The 2018 amendment voided the March 20 apex court judgment allowing anticipatory bail to those booked for committing atrocities against members of Scheduled Castes and Scheduled Tribes. The original Act had banned anticipatory bail.

Also read: The Dark Realities of the SC/ST Atrocities Act: An Ethnographic Reading

The Supreme Court’s judgment had triggered a widespread backlash with many alleging attempts to dilute an essential law. Writing for The WireFaizan Mustafa has argued that when cases are filed, “the most likely outcome is acquittal due to caste biases at every stage of investigation and trial.”
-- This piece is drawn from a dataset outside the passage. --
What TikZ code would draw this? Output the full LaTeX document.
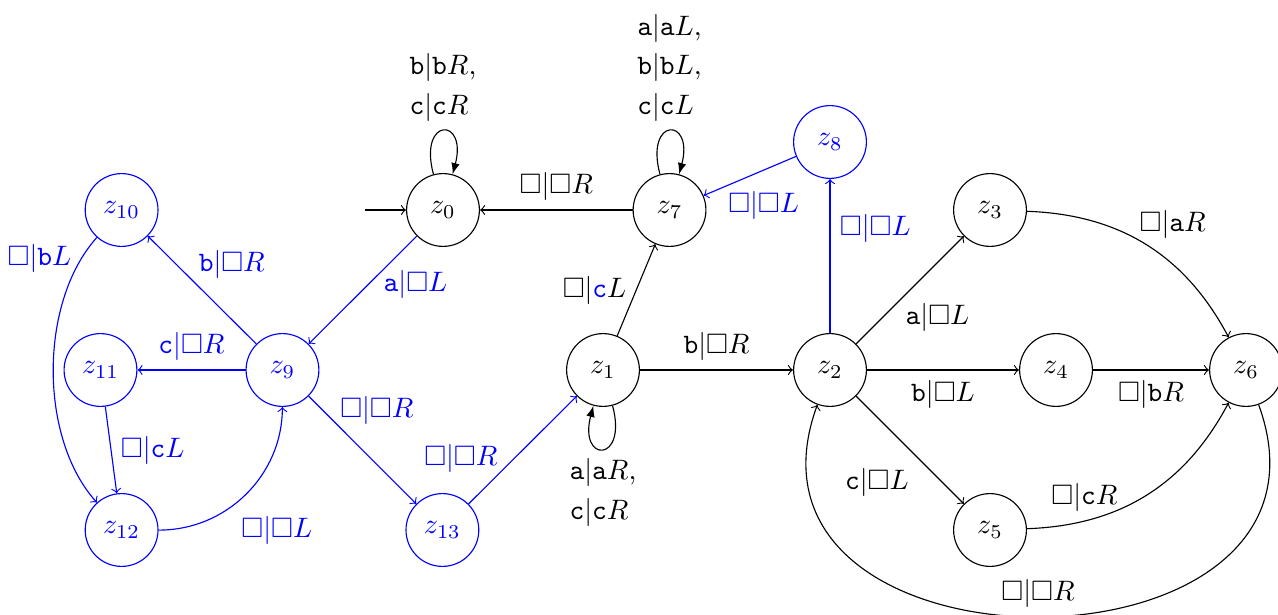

“The decision will surely have a chilling effect on reporting of already under-reported crimes against Dalits. The court has not only gone against its own earlier judgments but also re-written Section 18 of PoA which excluded anticipatory bail, and Section 154 of Code of Criminal Procedure which mandates that FIR is to registered in every case of cognizable offence.”

Several protests against the verdict saw a loss of life and damage to property, following which Centre filed a review petition in the apex court and amended the 1989 Act back to its original form. Several petitions were filed challenging the 2018 amendments arguing that parliament had “arbitrarily” decided to restore provisions struck down by the Supreme Court, however, the court refused to stay their implementation.

Also read: SC/ST Act: A Hostile Environment and an ‘Atrocious’ Interpretation

Government’s affidavit – filed in response to these petitions – stated that despite laws meant to protect SC/ST communities, there had not been a fall in the atrocities committed against them. “It is misconceived and misleading to suggest that acquittal singularly takes place owing to either false cases or misuse of PoA provisions”.

The 1989 Act, the government argued, “is the least which the country owes to this section of the society who have been denied several civil rights since generations and have been subjected to indignities, humiliations and harassment.”